Depuis la suspension pour travail forcé de la Birmanie de son Système des préférences généralisées à la fin des années 1990, l’UE n’a plus eu recours à une telle sanction, et ce même lorsqu’elle disposait de preuves évidentes de travail forcé, dans certains cas organisé par l’État. Malgré la condamnation internationale du travail forcé dans des pays comme la Corée du Nord, le Qatar et l’Ouzbékistan, l’UE continue d’autoriser les investissements et les importations depuis ces pays.

Les mesures extérieures dans un contexte européen incluent également la surveillance de la conduite des sociétés multinationales implantées dans l’UE et l’obligation qu’ont ces dernières d’identifier et de mitiger les risques de travail forcé et de traite d’êtres humains dans leurs filières d’approvisionnement.

En octobre 2013, le Parlement européen a unanimement adopté une résolution appelant instamment la Commission à instaurer un mécanisme de traçabilité qui permettrait de pister et de suivre les marchandises produites avec un recours au travail forcé et d’interdire leur importation dans les pays de l’UE.

Malheureusement, la Commission européenne n’a pas encore daigné répondre à cet appel.
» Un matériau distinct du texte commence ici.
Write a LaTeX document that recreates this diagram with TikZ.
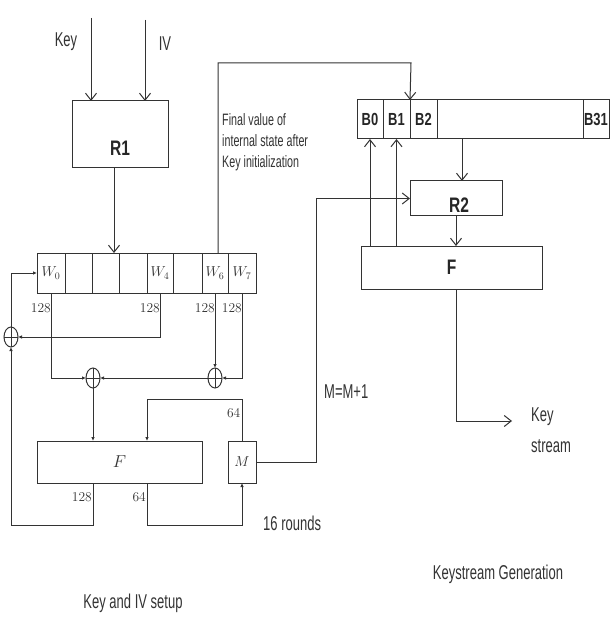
\documentclass[tikz,border=0pt]{standalone}
\usepackage{fontspec}
\newfontfamily\nsans[FakeStretch=0.65]{Liberation Sans}
\newfontfamily\nsansb[FakeStretch=0.74]{Liberation Sans Bold}
\usetikzlibrary{arrows.meta,shapes.geometric}
\begin{document}
\begin{tikzpicture}[x=1pt,y=-1pt,
 ln/.style={draw=black!80, line width=1pt},
 varr/.style={ln, -{Straight Barb[length=7pt,width=11pt]}},
 larr/.style={ln, -{Latex[length=4pt,width=3.5pt]}},
 box/.style={ln, rectangle, inner sep=0pt, outer sep=0pt},
 lbl/.style={font=\nsans\fontsize{20}{23}\selectfont, text=black!80, inner sep=0pt},
 slbl/.style={font=\nsans\fontsize{16.5}{21}\selectfont, text=black!80, inner sep=0pt},
 blbl/.style={font=\nsansb\fontsize{21}{23}\selectfont, text=black!85},
 bsm/.style={font=\nsansb\fontsize{17.5}{20}\selectfont, text=black!85},
 cmlbl/.style={font=\fontsize{13.5}{15}\selectfont, text=black!80, inner sep=0pt},
 cmtxt/.style={font=\fontsize{14.5}{16}\selectfont, text=black!80},
 xor/.style={ln, ellipse, minimum width=14pt, minimum height=20pt, inner sep=0pt, outer sep=0pt,
   path picture={\draw[black!80, line width=1pt] (path picture bounding box.north) -- (path picture bounding box.south) (path picture bounding box.west) -- (path picture bounding box.east);}},
]
\useasboundingbox (0,0) rectangle (610,617);
\fill[white] (0,0) rectangle (610,617);

% ---------- Key and IV setup ----------
\node[box, minimum width=96pt, minimum height=67pt] (R1) at (120,134.5) {};
\node[blbl] (R1t) at (120,148) {R1};
\coordinate (keyS) at (91,18);
\coordinate (ivS) at (145,20);
\node[lbl] (keyL) at (66,42) {Key};
\node[lbl] (ivL) at (165,44) {IV};
\draw[varr] (keyS) -- (keyS |- R1.north);
\draw[varr] (ivS) -- (ivS |- R1.north);

\node[box, cmtxt, minimum width=28pt, minimum height=40pt] (W0) at (51,273) {$W_0$};
\node[box, minimum width=27pt, minimum height=40pt] (W1) at (78.5,273) {};
\node[box, minimum width=27pt, minimum height=40pt] (W2) at (105.5,273) {};
\node[box, minimum width=28pt, minimum height=40pt] (W3) at (133,273) {};
\node[box, cmtxt, minimum width=26pt, minimum height=40pt] (W4) at (160,273) {$W_4$};
\node[box, minimum width=29pt, minimum height=40pt] (W5) at (187.5,273) {};
\node[box, cmtxt, minimum width=26pt, minimum height=40pt] (W6) at (215,273) {$W_6$};
\node[box, cmtxt, minimum width=28pt, minimum height=40pt] (W7) at (242,273) {$W_7$};

\draw[varr] ([xshift=-6pt]R1.south) -- ([xshift=-6pt]R1.south |- W3.north);

\node[xor] (xorL) at (11,337) {};
\node[xor] (xor1) at (93,378) {};
\node[xor] (xor2) at (215,378) {};

\node[box, cmtxt, font=\fontsize{17}{19}\selectfont, minimum width=165pt, minimum height=42pt] (F1) at (119.5,462) {$F$};
\node[box, cmtxt, minimum width=28pt, minimum height=42pt] (M) at (242,462) {$M$};

\coordinate (bot) at (0,525);
\coordinate (mtop) at (147,399);

\draw[larr] (W0.south) |- (xor1.west);
\draw[larr] (W4.south) |- (xorL.east);
\draw[larr] (W6.south) -- (xor2.north);
\draw[larr] (W7.south) |- (xor2.east);
\draw[larr] (xor2.west) -- (xor1.east);
\draw[larr] (xor1.south) -- (xor1 |- F1.north);
\draw[larr] (xor1 |- F1.south) -- (xor1 |- bot) -| (xorL.south);
\draw[larr] (xorL.north) |- (W0.west);
\draw[larr] (M.north) |- (mtop) -- (mtop |- F1.north);
\draw[larr] (mtop |- F1.south) -- (mtop |- bot) -| (M.south);

\node[cmlbl, anchor=east] (l128a) at ([yshift=-15pt]W0.south) {128};
\node[cmlbl, anchor=east] (l128b) at ([yshift=-15pt]W4.south) {128};
\node[cmlbl, anchor=east] (l128c) at ([yshift=-15pt]W6.south) {128};
\node[cmlbl, anchor=east] (l128d) at ([yshift=-15pt]W7.south) {128};
\node[cmlbl, anchor=east] (l64a) at (240.5,413) {64};
\node[cmlbl, anchor=east] (l128e) at (92,497) {128};
\node[cmlbl, anchor=east] (l64b) at (146,497) {64};

\node[lbl, anchor=west] (rounds) at (263,523) {16 rounds};
\node[lbl] (kivL) at (133,603) {Key and IV setup};

% ---------- Keystream generation ----------
\node[box, bsm, minimum width=26pt, minimum height=39pt] (B0) at (370,119.5) {B0};
\node[box, bsm, minimum width=27pt, minimum height=39pt] (B1) at (396.5,119.5) {B1};
\node[box, bsm, minimum width=27pt, minimum height=39pt] (B2) at (423.5,119.5) {B2};
\node[box, minimum width=146pt, minimum height=39pt] (Bm) at (510,119.5) {};
\node[box, bsm, minimum width=26pt, minimum height=39pt] (B31) at (596,119.5) {B31};

\node[box, minimum width=92pt, minimum height=35pt] (R2) at (456,198.5) {};
\node[blbl] (R2t) at (459,205) {R2};
\node[box, blbl, minimum width=181pt, minimum height=43pt] (F2) at (451.5,267.5) {F};

\coordinate (fvTop) at (411,63);
\draw[varr] ([xshift=3pt]W6.north) |- (fvTop) -- (B1.north east);
\node[slbl, anchor=north west, align=left] (fvL) at (222,113) {Final value of\\internal state after\\Key initialization};

\draw[varr] ([xshift=6pt]R2.north |- Bm.south) -- ([xshift=6pt]R2.north);
\draw[varr] (R2.south) -- (R2.south |- F2.north);
\draw[varr] (B0.south |- F2.north) -- (B0.south);
\draw[varr] (B1.south |- F2.north) -- (B1.south);

\coordinate (mUp) at (316,0);
\draw[varr] (M.east) -| (mUp |- R2.west) -- (R2.west);
\node[lbl, anchor=west] (mincL) at (324,392) {M=M+1};

\coordinate (ksEnd) at (512,421);
\draw[varr] ([xshift=4.5pt]F2.south) |- (ksEnd);
\node[lbl, anchor=west, align=left, font=\nsans\fontsize{20}{31}\selectfont] (ksL) at (531,430) {Key\\stream};

\node[lbl] (ksgL) at (498,574) {Keystream Generation};
\end{tikzpicture}
\end{document}
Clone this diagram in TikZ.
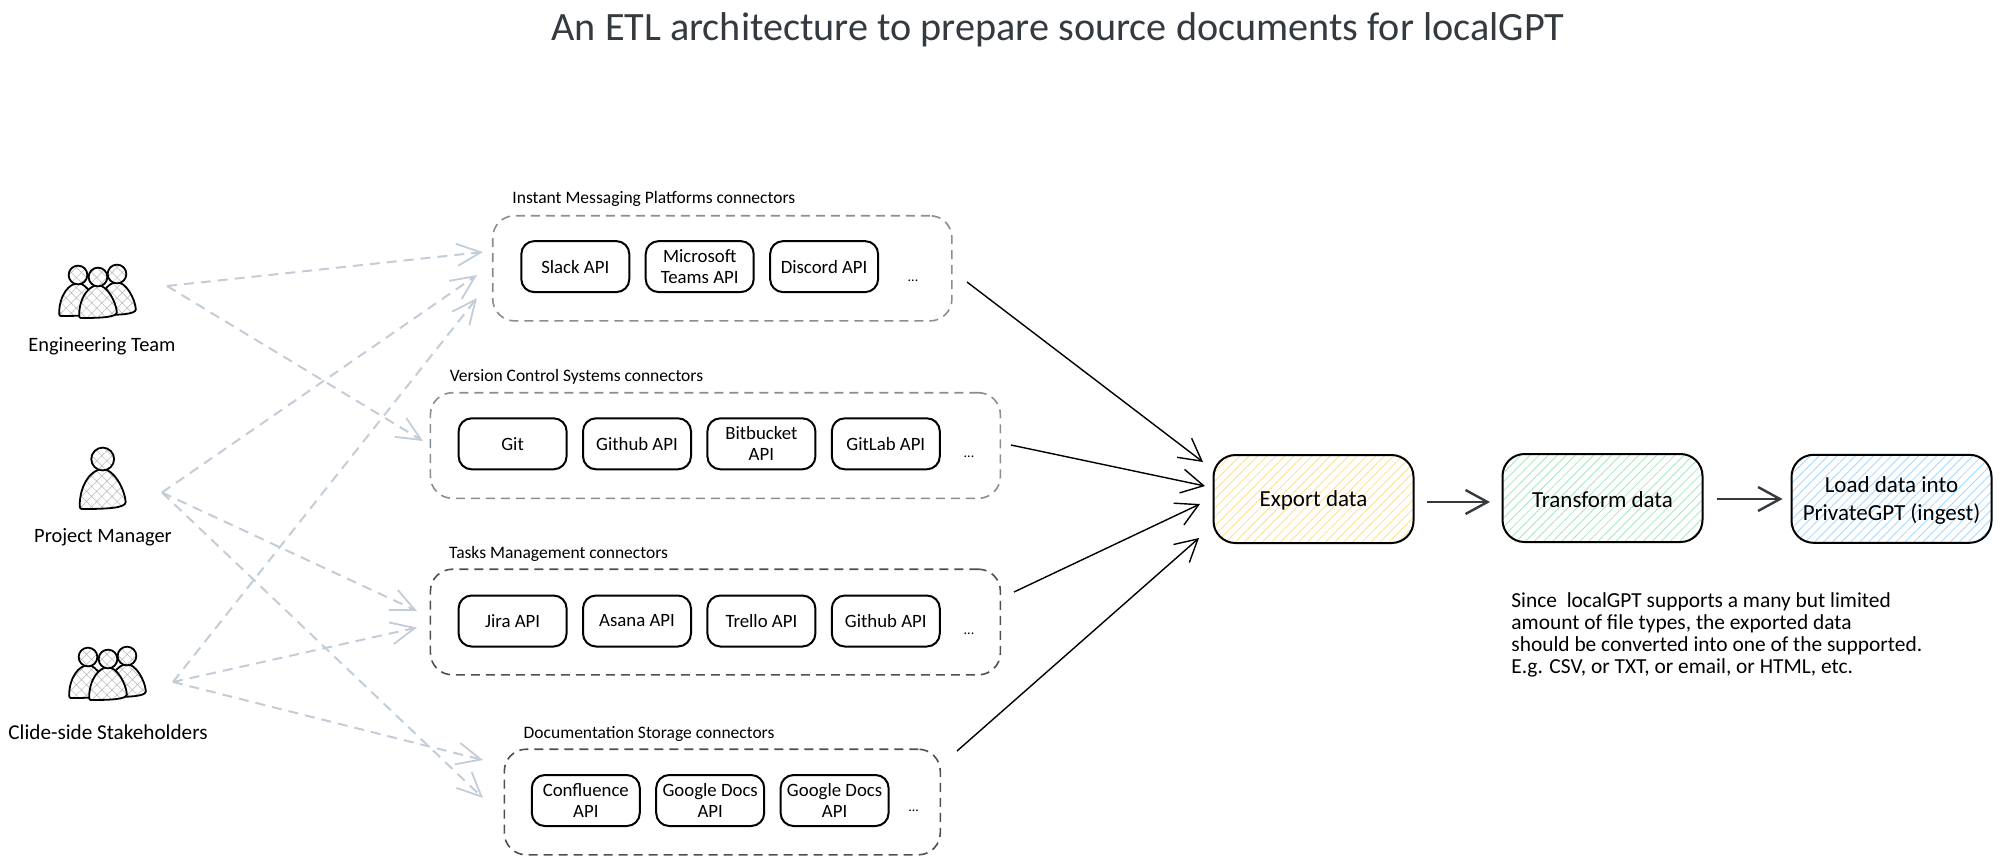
\documentclass[tikz,border=0pt]{standalone}
\usepackage{fontspec}
\setmainfont{Carlito}
\usetikzlibrary{arrows.meta,patterns.meta}
\definecolor{inkdark}{HTML}{343A40}
\definecolor{slategray}{HTML}{868E96}
\definecolor{darkgray}{HTML}{495057}
\definecolor{lightline}{HTML}{C3CDD7}
\definecolor{hatchyellow}{HTML}{FFE08A}
\definecolor{hatchgreen}{HTML}{A5E8BE}
\definecolor{hatchblue}{HTML}{A5D8FF}
\tikzstyle{apibox} = [rectangle,draw=black,line width=1pt,rounded corners=6.5pt,inner sep=0pt,align=center,minimum width=54pt,minimum height=25.5pt,font=\fontsize{9.4}{10.4}\selectfont,node distance=62.2pt]
\tikzstyle{groupbox} = [rectangle,dashed,dash pattern=on 4.5pt off 3pt,line width=.8pt,rounded corners=11pt,inner sep=0pt]
\tikzstyle{stagebox} = [rectangle,draw=black,line width=1pt,rounded corners=11pt,inner sep=0pt,minimum width=100pt,minimum height=44pt,pattern={Lines[angle=45,distance=3.2pt,line width=.42pt]}]
\tikzstyle{iconfill} = [draw=black,line width=.9pt,preaction={fill=white},pattern={Hatch[angle=45,distance=3.6pt,line width=.25pt]},pattern color=black!28]
\tikzset{
	pics/person/.style={code={
		\draw[iconfill] (-23,47) .. controls (-23,25) and (-11,10) .. (0,10) .. controls (11,10) and (22,30) .. (23,43) .. controls (23,49) and (5,50) .. (-21,50) .. controls (-22,50) and (-23,49) .. (-23,47) -- cycle;
		\draw[iconfill] (0,0) circle[radius=5.7pt];
	}}
}

\begin{document}
\begin{tikzpicture}
		[
		x=.5pt,y=-.5pt,
		grouplabel/.style={anchor=west,inner sep=0pt,font=\fontsize{8.75}{10}\selectfont},
		actorlabel/.style={inner sep=0pt,font=\fontsize{10.2}{12}\selectfont},
		stagetext/.style={inner sep=0pt,align=center,yshift=-.8pt,font=\fontsize{11.5}{14}\selectfont},
		dots/.style={inner sep=0pt,font=\fontsize{7}{8}\selectfont},
		feed/.style={lightline,line width=1pt,dashed,dash pattern=on 5pt off 3.5pt,-{Straight Barb[length=12pt,width=11pt,line width=.9pt]}},
		flow/.style={black,line width=.7pt,-{Straight Barb[length=11pt,width=12pt]}},
		stageflow/.style={inkdark,line width=1.2pt,-{Straight Barb[length=11pt,width=12pt]}}
		]
		\useasboundingbox (0,0) rectangle (2000,863);

		\node[inner sep=0pt,text=inkdark,font=\fontsize{20.1}{24}\selectfont](title) at (1058,30) {An ETL architecture to prepare source documents for localGPT};

		\foreach \hx/\hy/\sc in {-20/-2/.82,19/-3/.82,0/0/.82} {
			\pic[scale=\sc] at (98+\hx,277+\hy) {person};
			\pic[scale=\sc] at (108+\hx,659+\hy) {person};
		}
		\pic at (102.7,459) {person};
		\node[actorlabel](engineering) at (102,346) {Engineering Team};
		\node[actorlabel](manager) at (103,537) {Project Manager};
		\node[actorlabel,font=\fontsize{10.6}{12}\selectfont](stakeholders) at (108,732) {Clide-side Stakeholders};

		\node[groupbox,draw=slategray,minimum width=229.6pt,minimum height=52.6pt](imbox) at (722.3,268.3) {};
		\node[groupbox,draw=slategray,minimum width=285pt,minimum height=52.8pt](vcsbox) at (715.4,445.5) {};
		\node[groupbox,draw=darkgray,minimum width=285pt,minimum height=52.8pt](tasksbox) at (715.4,622) {};
		\node[groupbox,draw=darkgray,minimum width=218pt,minimum height=52.8pt](docsbox) at (722.3,802) {};

		\node[grouplabel](imlabel) at (512,199) {Instant Messaging Platforms connectors};
		\node[grouplabel](vcslabel) at (449.5,376.5) {Version Control Systems connectors};
		\node[grouplabel](taskslabel) at (448.7,553.5) {Tasks Management connectors};
		\node[grouplabel](docslabel) at (523.3,733.5) {Documentation Storage connectors};

		\node[apibox](slack) at (575.3,266.6) {Slack API};
		\node[apibox,right of=slack](teams) {Microsoft\\Teams API};
		\node[apibox,right of=teams](discord) {Discord API};
		\node[dots](imdots) at (913,281) {...};

		\node[apibox](git) at (512.6,443.8) {Git};
		\node[apibox,right of=git](github) {Github API};
		\node[apibox,right of=github](bitbucket) {Bitbucket\\API};
		\node[apibox,right of=bitbucket](gitlab) {GitLab API};
		\node[dots](vcsdots) at (969,457) {...};

		\node[apibox](jira) at (512.6,621) {Jira API};
		\node[apibox,right of=jira](asana) {Asana API};
		\node[apibox,right of=asana](trello) {Trello API};
		\node[apibox,right of=trello](githubtasks) {Github API};
		\node[dots](tasksdots) at (969,634) {...};

		\node[apibox](confluence) at (585.8,800.5) {Confluence\\API};
		\node[apibox,right of=confluence](docsone) {Google Docs\\API};
		\node[apibox,right of=docsone](docstwo) {Google Docs\\API};
		\node[dots](docsdots) at (913.6,811) {...};

		\node[stagebox,pattern color=hatchyellow](export) at (1313.5,499) {};
		\node[stagebox,pattern color=hatchgreen](transform) at (1602.5,498) {};
		\node[stagebox,pattern color=hatchblue](load) at (1891.5,498.8) {};
		\node[stagetext](exporttext) at (export) {Export data};
		\node[stagetext](transformtext) at (transform) {Transform data};
		\node[stagetext](loadtext) at (load) {Load data into\\PrivateGPT (ingest)};

		\node[anchor=north west,inner sep=0pt,align=left,font=\fontsize{10.7}{11}\selectfont](note) at (1511,592) {Since\ \ localGPT supports a many but limited\\amount of file types, the exported data\\should be converted into one of the supported.\\E.g. CSV, or TXT, or email, or HTML, etc.};

		\coordinate (teamout) at (167,286);
		\coordinate (managerout) at (162,492.5);
		\coordinate (stakeout) at (173,682);
		\coordinate (imin1) at (483,252);
		\coordinate (imin2) at (477,275);
		\coordinate (imin3) at (477,298);
		\coordinate (vcsin) at (423,441);
		\coordinate (tasksin1) at (417,611);
		\coordinate (tasksin2) at (417,627.5);
		\coordinate (docsin1) at (483,760);
		\coordinate (docsin2) at (483,798);

		\draw[feed] (teamout) -- (imin1);
		\draw[feed] (teamout) -- (vcsin);
		\draw[feed] (managerout) -- (imin2);
		\draw[feed] (managerout) -- (tasksin1);
		\draw[feed] (managerout) -- (docsin2);
		\draw[feed] (stakeout) -- (imin3);
		\draw[feed] (stakeout) -- (tasksin2);
		\draw[feed] (stakeout) -- (docsin1);

		\coordinate (imout) at (967,282);
		\coordinate (vcsout) at (1011,445);
		\coordinate (tasksout) at (1014,592);
		\coordinate (docsout) at (957,751);
		\coordinate (exportin1) at (1203,462);
		\coordinate (exportin2) at (1205,486);
		\coordinate (exportin3) at (1200,504);
		\coordinate (exportin4) at (1199,538);

		\draw[flow] (imout) -- (exportin1);
		\draw[flow] (vcsout) -- (exportin2);
		\draw[flow] (tasksout) -- (exportin3);
		\draw[flow] (docsout) -- (exportin4);

		\coordinate (exportout) at (1427,502);
		\coordinate (transformin) at (1490,502);
		\coordinate (transformout) at (1717,499);
		\coordinate (loadin) at (1782.5,499);
		\draw[stageflow] (exportout) -- (transformin);
		\draw[stageflow] (transformout) -- (loadin);
		\end{tikzpicture}
\end{document}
Le nouveau Protocole de l’OIT sur le travail forcé vient confirmer les Principes directeurs de l’ONU relatifs aux entreprises et aux droits de l’homme, qui énoncent la responsabilité du secteur privé. Aussi, les gouvernements devraient-ils encourager les entreprises à exercer une diligence raisonnable en matière de droits humains.

Fait encourageant, les anciens commissaires européens à l’Emploi et aux Affaires intérieures ont fait bon accueil au nouveau Protocole de l’OIT et à la Recommandation qui l’accompagne.

« Avec ces nouveaux instruments, nous serons mieux armés pour combattre les formes modernes du travail forcé », a affirmé László Andor, le commissaire sortant à l’Emploi, aux Affaires sociales et à l’Inclusion.

Pour sa part, la commissaire sortante en charge des Affaires intérieures, Cecilia Malmström, a dit : « Il nous incombe désormais de veiller à ce que ces normes soient appliquées à l’échelle internationale. »

C’est à présent à leurs successeurs, Marianne Thyssen et Dimitris Avramopoulos, qu’il reviendra d’aller au-delà des belles paroles et de traduire cet engagement dans les faits. Appeler les pays membres à ratifier le nouveau protocole de l’OIT serait un pas dans la bonne direction.

Car le bilan des victimes du travail forcé et de la traite d’êtres humains ne cesse de s’alourdir et nous ne pouvons permettre que cela continue pour une année de plus.

Cet article a été traduit de l'anglais.